Directions for this task: Return the material word for word. Do not include pictures.

◇ ◇ ◇

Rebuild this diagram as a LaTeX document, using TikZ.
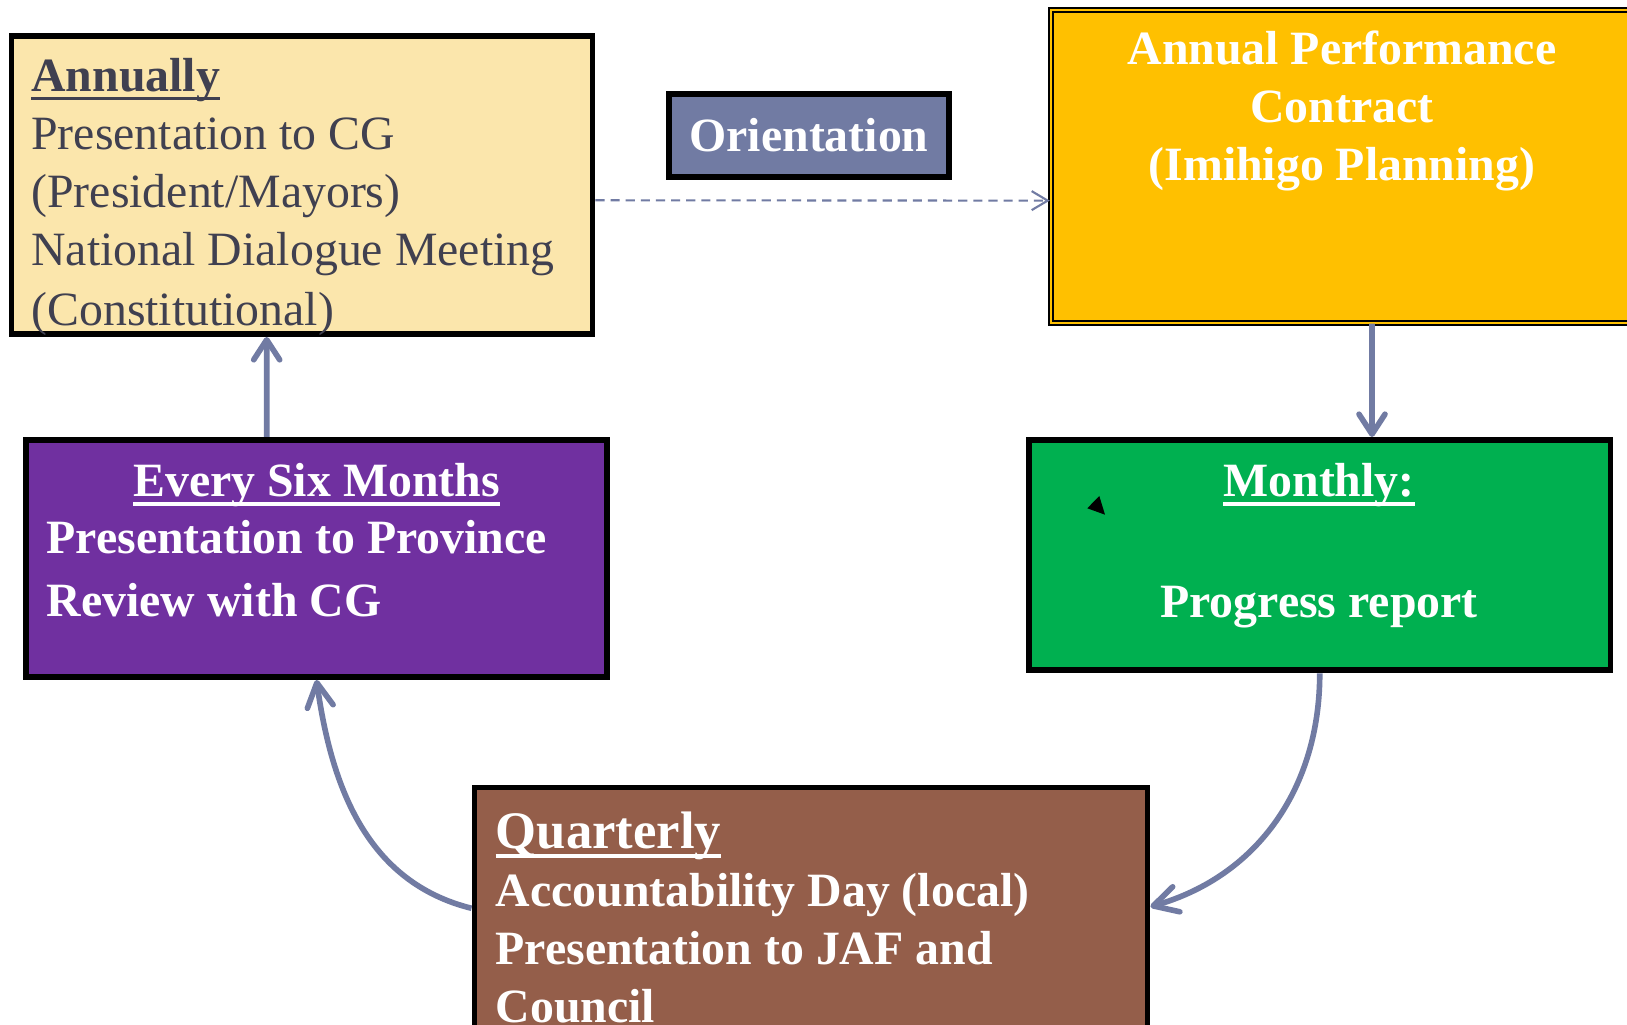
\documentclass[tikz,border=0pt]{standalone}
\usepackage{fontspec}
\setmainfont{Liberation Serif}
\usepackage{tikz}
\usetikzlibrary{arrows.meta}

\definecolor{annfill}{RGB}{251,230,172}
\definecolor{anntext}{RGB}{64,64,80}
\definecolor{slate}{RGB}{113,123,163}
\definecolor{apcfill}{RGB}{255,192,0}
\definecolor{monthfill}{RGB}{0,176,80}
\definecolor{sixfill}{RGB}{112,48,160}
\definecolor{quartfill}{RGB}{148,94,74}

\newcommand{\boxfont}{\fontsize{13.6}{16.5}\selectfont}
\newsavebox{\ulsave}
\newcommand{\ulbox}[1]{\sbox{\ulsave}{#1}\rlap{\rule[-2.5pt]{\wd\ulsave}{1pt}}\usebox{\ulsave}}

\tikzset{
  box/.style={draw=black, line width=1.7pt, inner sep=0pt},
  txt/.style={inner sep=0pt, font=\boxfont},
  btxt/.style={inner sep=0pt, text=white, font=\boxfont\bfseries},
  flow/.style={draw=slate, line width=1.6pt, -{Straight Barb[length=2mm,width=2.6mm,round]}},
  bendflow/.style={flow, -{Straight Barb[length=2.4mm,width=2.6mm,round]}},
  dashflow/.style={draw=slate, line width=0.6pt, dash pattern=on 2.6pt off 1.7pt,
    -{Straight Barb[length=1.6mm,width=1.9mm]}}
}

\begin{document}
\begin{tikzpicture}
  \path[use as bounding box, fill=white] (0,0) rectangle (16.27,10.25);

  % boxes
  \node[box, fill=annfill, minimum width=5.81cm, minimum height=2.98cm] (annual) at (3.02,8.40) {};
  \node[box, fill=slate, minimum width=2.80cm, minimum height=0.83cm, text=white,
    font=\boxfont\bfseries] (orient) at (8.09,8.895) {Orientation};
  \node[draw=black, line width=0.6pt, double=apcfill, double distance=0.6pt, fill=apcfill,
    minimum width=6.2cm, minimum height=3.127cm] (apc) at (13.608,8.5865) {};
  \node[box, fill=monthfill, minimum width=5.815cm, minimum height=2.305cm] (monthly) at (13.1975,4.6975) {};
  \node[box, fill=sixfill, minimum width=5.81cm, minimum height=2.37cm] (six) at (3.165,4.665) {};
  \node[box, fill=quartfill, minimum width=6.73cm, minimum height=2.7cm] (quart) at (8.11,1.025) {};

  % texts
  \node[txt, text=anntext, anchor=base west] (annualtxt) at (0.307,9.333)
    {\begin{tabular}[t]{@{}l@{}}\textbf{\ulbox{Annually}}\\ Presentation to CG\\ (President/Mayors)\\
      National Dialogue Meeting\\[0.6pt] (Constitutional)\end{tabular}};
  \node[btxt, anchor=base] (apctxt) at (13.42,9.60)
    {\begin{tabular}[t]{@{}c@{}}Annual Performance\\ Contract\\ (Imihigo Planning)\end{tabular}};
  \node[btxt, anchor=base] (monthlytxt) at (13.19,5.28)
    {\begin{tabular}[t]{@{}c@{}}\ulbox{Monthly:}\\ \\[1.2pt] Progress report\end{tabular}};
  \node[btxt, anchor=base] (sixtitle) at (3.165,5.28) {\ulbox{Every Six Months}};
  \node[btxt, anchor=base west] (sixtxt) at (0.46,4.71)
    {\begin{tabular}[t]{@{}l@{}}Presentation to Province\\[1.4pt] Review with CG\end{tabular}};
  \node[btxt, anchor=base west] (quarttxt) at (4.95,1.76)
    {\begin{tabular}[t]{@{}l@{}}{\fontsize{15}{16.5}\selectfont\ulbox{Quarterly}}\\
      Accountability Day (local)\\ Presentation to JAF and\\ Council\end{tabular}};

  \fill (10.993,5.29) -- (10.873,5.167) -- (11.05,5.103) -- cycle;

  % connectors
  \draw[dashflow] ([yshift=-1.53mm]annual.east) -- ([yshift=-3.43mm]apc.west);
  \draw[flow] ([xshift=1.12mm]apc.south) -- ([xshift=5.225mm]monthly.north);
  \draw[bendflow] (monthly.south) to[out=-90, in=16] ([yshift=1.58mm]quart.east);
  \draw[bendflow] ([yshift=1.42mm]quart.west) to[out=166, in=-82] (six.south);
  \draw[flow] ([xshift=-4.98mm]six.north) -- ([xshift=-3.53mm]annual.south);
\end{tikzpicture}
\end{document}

◇ ◇ ◇

Solution:
Rebuild this diagram as a LaTeX document, using TikZ.
\documentclass[tikz,border=0pt]{standalone}
\usepackage{fontspec}
\setmainfont{Liberation Serif}
\usepackage{tikz}
\usetikzlibrary{arrows.meta}

\definecolor{annfill}{RGB}{251,230,172}
\definecolor{anntext}{RGB}{64,64,80}
\definecolor{slate}{RGB}{113,123,163}
\definecolor{apcfill}{RGB}{255,192,0}
\definecolor{monthfill}{RGB}{0,176,80}
\definecolor{sixfill}{RGB}{112,48,160}
\definecolor{quartfill}{RGB}{148,94,74}

\newcommand{\boxfont}{\fontsize{13.6}{16.5}\selectfont}
\newsavebox{\ulsave}
\newcommand{\ulbox}[1]{\sbox{\ulsave}{#1}\rlap{\rule[-2.5pt]{\wd\ulsave}{1pt}}\usebox{\ulsave}}

\tikzset{
  box/.style={draw=black, line width=1.7pt, inner sep=0pt},
  txt/.style={inner sep=0pt, font=\boxfont},
  btxt/.style={inner sep=0pt, text=white, font=\boxfont\bfseries},
  flow/.style={draw=slate, line width=1.6pt, -{Straight Barb[length=2mm,width=2.6mm,round]}},
  bendflow/.style={flow, -{Straight Barb[length=2.4mm,width=2.6mm,round]}},
  dashflow/.style={draw=slate, line width=0.6pt, dash pattern=on 2.6pt off 1.7pt,
    -{Straight Barb[length=1.6mm,width=1.9mm]}}
}

\begin{document}
\begin{tikzpicture}
  \path[use as bounding box, fill=white] (0,0) rectangle (16.27,10.25);

  % boxes
  \node[box, fill=annfill, minimum width=5.81cm, minimum height=2.98cm] (annual) at (3.02,8.40) {};
  \node[box, fill=slate, minimum width=2.80cm, minimum height=0.83cm, text=white,
    font=\boxfont\bfseries] (orient) at (8.09,8.895) {Orientation};
  \node[draw=black, line width=0.6pt, double=apcfill, double distance=0.6pt, fill=apcfill,
    minimum width=6.2cm, minimum height=3.127cm] (apc) at (13.608,8.5865) {};
  \node[box, fill=monthfill, minimum width=5.815cm, minimum height=2.305cm] (monthly) at (13.1975,4.6975) {};
  \node[box, fill=sixfill, minimum width=5.81cm, minimum height=2.37cm] (six) at (3.165,4.665) {};
  \node[box, fill=quartfill, minimum width=6.73cm, minimum height=2.7cm] (quart) at (8.11,1.025) {};

  % texts
  \node[txt, text=anntext, anchor=base west] (annualtxt) at (0.307,9.333)
    {\begin{tabular}[t]{@{}l@{}}\textbf{\ulbox{Annually}}\\ Presentation to CG\\ (President/Mayors)\\
      National Dialogue Meeting\\[0.6pt] (Constitutional)\end{tabular}};
  \node[btxt, anchor=base] (apctxt) at (13.42,9.60)
    {\begin{tabular}[t]{@{}c@{}}Annual Performance\\ Contract\\ (Imihigo Planning)\end{tabular}};
  \node[btxt, anchor=base] (monthlytxt) at (13.19,5.28)
    {\begin{tabular}[t]{@{}c@{}}\ulbox{Monthly:}\\ \\[1.2pt] Progress report\end{tabular}};
  \node[btxt, anchor=base] (sixtitle) at (3.165,5.28) {\ulbox{Every Six Months}};
  \node[btxt, anchor=base west] (sixtxt) at (0.46,4.71)
    {\begin{tabular}[t]{@{}l@{}}Presentation to Province\\[1.4pt] Review with CG\end{tabular}};
  \node[btxt, anchor=base west] (quarttxt) at (4.95,1.76)
    {\begin{tabular}[t]{@{}l@{}}{\fontsize{15}{16.5}\selectfont\ulbox{Quarterly}}\\
      Accountability Day (local)\\ Presentation to JAF and\\ Council\end{tabular}};

  \fill (10.993,5.29) -- (10.873,5.167) -- (11.05,5.103) -- cycle;

  % connectors
  \draw[dashflow] ([yshift=-1.53mm]annual.east) -- ([yshift=-3.43mm]apc.west);
  \draw[flow] ([xshift=1.12mm]apc.south) -- ([xshift=5.225mm]monthly.north);
  \draw[bendflow] (monthly.south) to[out=-90, in=16] ([yshift=1.58mm]quart.east);
  \draw[bendflow] ([yshift=1.42mm]quart.west) to[out=166, in=-82] (six.south);
  \draw[flow] ([xshift=-4.98mm]six.north) -- ([xshift=-3.53mm]annual.south);
\end{tikzpicture}
\end{document}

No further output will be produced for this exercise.